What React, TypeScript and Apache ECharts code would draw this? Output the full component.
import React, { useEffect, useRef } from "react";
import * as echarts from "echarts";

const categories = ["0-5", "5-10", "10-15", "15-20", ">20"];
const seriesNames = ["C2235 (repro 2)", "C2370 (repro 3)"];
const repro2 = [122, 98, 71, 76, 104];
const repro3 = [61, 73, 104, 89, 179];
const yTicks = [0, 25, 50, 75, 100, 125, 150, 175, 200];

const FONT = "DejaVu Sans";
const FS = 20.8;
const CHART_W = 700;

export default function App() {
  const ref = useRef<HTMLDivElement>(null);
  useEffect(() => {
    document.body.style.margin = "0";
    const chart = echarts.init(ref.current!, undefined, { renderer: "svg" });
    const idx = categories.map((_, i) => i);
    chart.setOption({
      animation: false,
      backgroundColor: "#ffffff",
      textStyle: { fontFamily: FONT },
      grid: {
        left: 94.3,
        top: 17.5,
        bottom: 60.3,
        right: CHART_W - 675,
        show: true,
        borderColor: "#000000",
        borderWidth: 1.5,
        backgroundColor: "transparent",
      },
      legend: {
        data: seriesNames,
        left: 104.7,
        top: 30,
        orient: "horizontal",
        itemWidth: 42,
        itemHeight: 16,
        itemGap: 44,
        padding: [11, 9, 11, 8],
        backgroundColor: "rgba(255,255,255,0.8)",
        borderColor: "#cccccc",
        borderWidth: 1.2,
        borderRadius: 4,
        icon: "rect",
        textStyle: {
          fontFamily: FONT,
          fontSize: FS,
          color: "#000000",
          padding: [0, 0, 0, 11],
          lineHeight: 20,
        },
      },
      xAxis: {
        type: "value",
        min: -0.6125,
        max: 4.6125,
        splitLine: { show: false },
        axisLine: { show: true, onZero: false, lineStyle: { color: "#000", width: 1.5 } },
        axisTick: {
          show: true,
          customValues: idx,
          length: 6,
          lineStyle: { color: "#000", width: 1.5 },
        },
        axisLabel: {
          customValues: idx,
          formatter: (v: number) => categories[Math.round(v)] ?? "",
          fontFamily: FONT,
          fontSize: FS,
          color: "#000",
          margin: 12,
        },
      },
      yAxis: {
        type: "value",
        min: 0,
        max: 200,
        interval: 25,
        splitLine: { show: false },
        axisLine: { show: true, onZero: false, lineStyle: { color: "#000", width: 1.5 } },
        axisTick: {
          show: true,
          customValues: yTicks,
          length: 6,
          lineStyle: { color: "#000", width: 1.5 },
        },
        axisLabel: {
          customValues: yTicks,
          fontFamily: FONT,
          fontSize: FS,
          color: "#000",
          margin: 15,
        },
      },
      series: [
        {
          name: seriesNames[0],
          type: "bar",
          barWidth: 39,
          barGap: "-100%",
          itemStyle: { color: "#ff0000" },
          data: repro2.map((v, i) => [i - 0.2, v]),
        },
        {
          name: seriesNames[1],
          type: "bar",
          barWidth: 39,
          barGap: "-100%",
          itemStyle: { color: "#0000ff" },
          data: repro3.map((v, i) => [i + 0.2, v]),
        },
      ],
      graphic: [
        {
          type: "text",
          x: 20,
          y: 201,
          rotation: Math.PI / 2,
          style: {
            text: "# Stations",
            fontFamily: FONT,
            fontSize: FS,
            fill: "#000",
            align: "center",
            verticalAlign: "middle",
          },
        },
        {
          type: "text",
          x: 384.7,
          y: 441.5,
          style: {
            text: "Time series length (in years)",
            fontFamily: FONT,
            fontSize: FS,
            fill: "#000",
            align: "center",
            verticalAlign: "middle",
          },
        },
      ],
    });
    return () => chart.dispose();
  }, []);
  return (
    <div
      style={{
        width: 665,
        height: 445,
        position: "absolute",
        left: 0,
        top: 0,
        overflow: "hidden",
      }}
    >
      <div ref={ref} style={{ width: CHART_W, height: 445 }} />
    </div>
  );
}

What is asked: Please give an exact restatement of only the lines from the beginning of the material above to the line with "const CHART_W = 700;", inclusive.

Response for this exercise:
What React, TypeScript and Apache ECharts code would draw this? Output the full component.
import React, { useEffect, useRef } from "react";
import * as echarts from "echarts";

const categories = ["0-5", "5-10", "10-15", "15-20", ">20"];
const seriesNames = ["C2235 (repro 2)", "C2370 (repro 3)"];
const repro2 = [122, 98, 71, 76, 104];
const repro3 = [61, 73, 104, 89, 179];
const yTicks = [0, 25, 50, 75, 100, 125, 150, 175, 200];

const FONT = "DejaVu Sans";
const FS = 20.8;
const CHART_W = 700;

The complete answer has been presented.